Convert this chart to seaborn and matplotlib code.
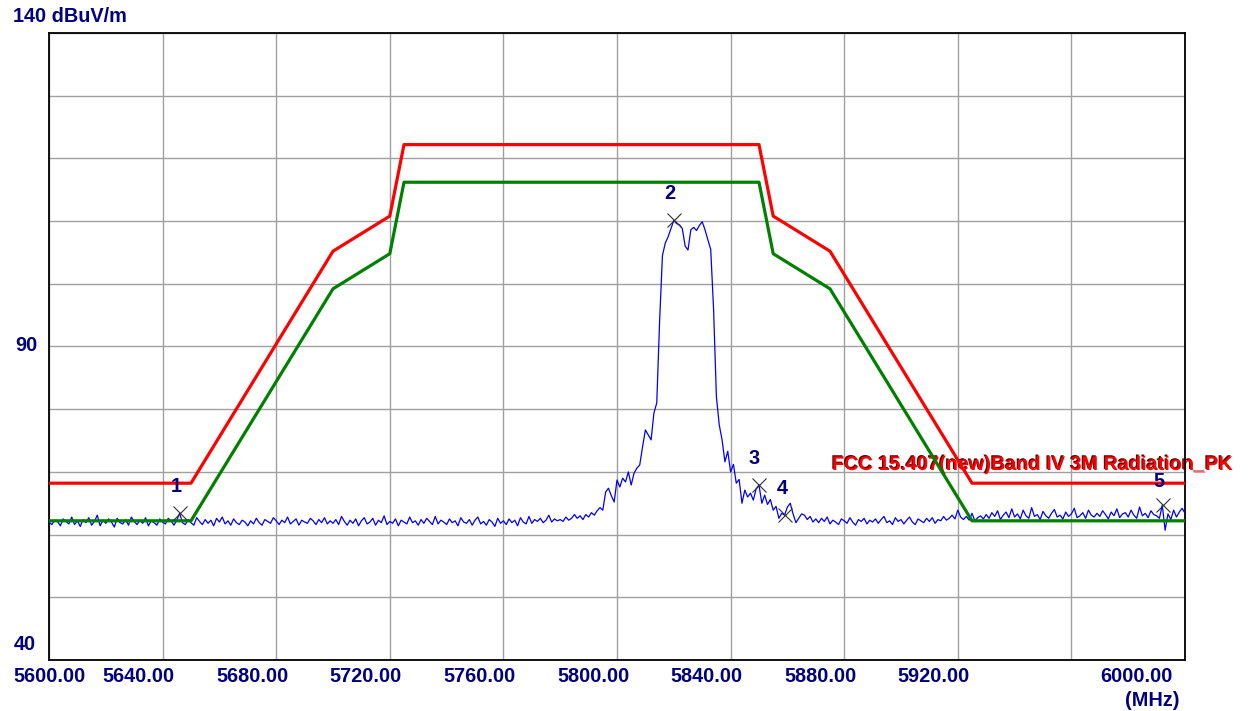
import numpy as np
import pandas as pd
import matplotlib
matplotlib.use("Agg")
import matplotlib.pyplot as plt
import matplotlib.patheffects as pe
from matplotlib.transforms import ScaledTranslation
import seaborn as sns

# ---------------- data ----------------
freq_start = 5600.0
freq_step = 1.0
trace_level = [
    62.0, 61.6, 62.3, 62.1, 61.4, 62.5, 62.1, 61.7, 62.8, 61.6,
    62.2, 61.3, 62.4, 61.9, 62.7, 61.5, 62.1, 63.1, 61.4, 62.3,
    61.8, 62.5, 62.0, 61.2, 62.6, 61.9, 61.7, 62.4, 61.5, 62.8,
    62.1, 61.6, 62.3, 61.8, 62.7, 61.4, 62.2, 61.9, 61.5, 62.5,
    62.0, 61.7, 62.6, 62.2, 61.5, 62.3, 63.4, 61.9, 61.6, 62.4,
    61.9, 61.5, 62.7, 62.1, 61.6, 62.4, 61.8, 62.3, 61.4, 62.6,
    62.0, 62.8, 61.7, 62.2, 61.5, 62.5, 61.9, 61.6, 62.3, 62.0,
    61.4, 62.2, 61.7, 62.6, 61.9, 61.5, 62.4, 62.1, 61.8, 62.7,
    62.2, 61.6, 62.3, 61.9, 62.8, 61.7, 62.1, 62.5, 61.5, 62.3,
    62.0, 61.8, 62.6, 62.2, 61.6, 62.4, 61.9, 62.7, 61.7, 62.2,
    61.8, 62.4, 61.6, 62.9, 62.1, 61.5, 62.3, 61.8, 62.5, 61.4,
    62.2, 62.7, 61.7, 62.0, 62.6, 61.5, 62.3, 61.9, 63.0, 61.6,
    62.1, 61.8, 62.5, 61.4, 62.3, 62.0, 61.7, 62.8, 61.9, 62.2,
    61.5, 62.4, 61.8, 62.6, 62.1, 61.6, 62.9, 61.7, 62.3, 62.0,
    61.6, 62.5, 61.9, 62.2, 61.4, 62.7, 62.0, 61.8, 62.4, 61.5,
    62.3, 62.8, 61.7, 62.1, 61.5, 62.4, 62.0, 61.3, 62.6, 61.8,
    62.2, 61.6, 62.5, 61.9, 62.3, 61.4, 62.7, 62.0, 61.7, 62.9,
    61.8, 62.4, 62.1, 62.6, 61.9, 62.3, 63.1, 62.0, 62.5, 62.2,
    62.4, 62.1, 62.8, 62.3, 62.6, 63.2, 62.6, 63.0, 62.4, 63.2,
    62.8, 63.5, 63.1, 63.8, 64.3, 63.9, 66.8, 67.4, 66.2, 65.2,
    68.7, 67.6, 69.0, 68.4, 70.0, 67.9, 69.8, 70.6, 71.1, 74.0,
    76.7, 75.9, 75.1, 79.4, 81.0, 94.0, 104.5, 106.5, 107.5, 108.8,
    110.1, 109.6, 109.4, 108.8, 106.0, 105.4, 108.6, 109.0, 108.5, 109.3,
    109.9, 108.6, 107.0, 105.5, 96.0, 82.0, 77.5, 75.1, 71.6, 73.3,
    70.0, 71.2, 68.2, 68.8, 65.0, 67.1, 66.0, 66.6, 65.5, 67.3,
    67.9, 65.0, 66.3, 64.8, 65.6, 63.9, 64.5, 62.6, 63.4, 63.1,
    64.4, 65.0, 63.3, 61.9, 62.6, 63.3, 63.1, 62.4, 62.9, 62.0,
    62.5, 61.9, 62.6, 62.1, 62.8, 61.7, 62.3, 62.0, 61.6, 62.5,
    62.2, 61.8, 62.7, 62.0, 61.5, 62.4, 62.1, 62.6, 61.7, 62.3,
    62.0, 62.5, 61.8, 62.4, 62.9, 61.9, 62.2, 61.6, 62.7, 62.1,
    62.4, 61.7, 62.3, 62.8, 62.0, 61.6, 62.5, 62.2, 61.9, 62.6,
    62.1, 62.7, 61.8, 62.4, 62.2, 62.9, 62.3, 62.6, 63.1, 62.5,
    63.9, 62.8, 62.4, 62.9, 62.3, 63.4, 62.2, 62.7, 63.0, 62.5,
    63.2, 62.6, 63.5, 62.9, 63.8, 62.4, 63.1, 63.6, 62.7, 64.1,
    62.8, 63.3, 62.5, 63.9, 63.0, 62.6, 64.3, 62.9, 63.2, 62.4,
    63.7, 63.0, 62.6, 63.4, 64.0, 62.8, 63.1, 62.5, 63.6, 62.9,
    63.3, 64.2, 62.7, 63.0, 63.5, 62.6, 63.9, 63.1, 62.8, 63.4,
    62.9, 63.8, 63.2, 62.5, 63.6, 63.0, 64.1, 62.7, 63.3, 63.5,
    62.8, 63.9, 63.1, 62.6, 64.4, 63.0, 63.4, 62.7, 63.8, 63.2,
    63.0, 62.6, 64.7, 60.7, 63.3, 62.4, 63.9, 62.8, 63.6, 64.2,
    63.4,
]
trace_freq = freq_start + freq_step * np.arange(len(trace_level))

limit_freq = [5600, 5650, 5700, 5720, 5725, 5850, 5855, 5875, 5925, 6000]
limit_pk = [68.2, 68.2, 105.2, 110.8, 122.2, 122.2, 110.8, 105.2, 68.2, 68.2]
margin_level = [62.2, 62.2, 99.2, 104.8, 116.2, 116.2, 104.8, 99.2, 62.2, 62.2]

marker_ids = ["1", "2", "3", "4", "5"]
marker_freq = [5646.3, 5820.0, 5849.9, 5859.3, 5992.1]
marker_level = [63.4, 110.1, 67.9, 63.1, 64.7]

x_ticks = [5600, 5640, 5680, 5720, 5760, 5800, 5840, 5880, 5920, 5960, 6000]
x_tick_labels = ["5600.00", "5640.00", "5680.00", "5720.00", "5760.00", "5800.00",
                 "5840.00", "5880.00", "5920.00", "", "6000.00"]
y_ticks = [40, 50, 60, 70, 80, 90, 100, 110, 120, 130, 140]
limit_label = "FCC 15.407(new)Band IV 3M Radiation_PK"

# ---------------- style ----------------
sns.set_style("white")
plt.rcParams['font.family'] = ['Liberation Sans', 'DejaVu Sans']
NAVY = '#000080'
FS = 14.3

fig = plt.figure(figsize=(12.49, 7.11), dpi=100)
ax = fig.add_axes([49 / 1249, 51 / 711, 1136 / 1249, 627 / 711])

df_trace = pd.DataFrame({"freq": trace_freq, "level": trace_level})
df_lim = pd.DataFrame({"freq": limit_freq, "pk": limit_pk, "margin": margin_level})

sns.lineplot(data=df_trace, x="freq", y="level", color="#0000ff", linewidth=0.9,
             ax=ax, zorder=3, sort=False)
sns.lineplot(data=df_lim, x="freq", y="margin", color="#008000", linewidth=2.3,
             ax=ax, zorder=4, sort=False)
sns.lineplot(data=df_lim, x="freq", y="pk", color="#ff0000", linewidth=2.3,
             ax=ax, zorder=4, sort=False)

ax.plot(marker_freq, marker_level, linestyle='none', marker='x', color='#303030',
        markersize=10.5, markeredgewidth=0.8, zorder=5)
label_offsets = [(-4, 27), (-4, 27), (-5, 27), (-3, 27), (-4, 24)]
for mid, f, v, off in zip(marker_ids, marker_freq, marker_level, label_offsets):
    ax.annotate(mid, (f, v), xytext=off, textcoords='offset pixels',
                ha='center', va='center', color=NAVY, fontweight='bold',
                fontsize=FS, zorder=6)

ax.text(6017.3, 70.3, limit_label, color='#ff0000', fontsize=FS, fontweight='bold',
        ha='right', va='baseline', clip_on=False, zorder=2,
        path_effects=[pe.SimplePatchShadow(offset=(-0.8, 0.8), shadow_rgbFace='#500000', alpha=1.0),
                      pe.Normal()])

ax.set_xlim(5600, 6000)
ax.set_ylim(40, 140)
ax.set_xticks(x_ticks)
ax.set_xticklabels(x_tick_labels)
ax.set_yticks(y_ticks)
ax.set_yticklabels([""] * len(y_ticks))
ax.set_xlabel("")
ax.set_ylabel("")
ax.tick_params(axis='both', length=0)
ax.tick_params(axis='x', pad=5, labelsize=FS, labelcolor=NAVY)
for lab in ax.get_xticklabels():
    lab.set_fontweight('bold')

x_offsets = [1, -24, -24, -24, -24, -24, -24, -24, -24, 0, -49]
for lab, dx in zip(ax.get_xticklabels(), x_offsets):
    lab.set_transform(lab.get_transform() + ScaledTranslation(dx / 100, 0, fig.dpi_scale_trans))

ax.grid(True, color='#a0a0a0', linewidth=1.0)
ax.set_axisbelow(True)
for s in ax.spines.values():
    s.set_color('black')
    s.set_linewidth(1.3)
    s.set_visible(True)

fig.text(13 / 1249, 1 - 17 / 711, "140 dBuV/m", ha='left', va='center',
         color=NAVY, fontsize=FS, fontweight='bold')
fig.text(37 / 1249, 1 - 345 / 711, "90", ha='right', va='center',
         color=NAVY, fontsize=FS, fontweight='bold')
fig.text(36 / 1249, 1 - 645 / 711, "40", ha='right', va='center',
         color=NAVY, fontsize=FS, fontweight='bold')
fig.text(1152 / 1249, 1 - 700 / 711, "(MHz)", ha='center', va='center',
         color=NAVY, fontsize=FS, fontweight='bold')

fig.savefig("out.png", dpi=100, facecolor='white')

### [TASK TO CARRY OUT]
Write out each line of the listing above, exactly, from its first line to the line holding "import seaborn as sns", inclusive. Skip the pictures.

### [RESULT OF THIS TASK]
Convert this chart to seaborn and matplotlib code.
import numpy as np
import pandas as pd
import matplotlib
matplotlib.use("Agg")
import matplotlib.pyplot as plt
import matplotlib.patheffects as pe
from matplotlib.transforms import ScaledTranslation
import seaborn as sns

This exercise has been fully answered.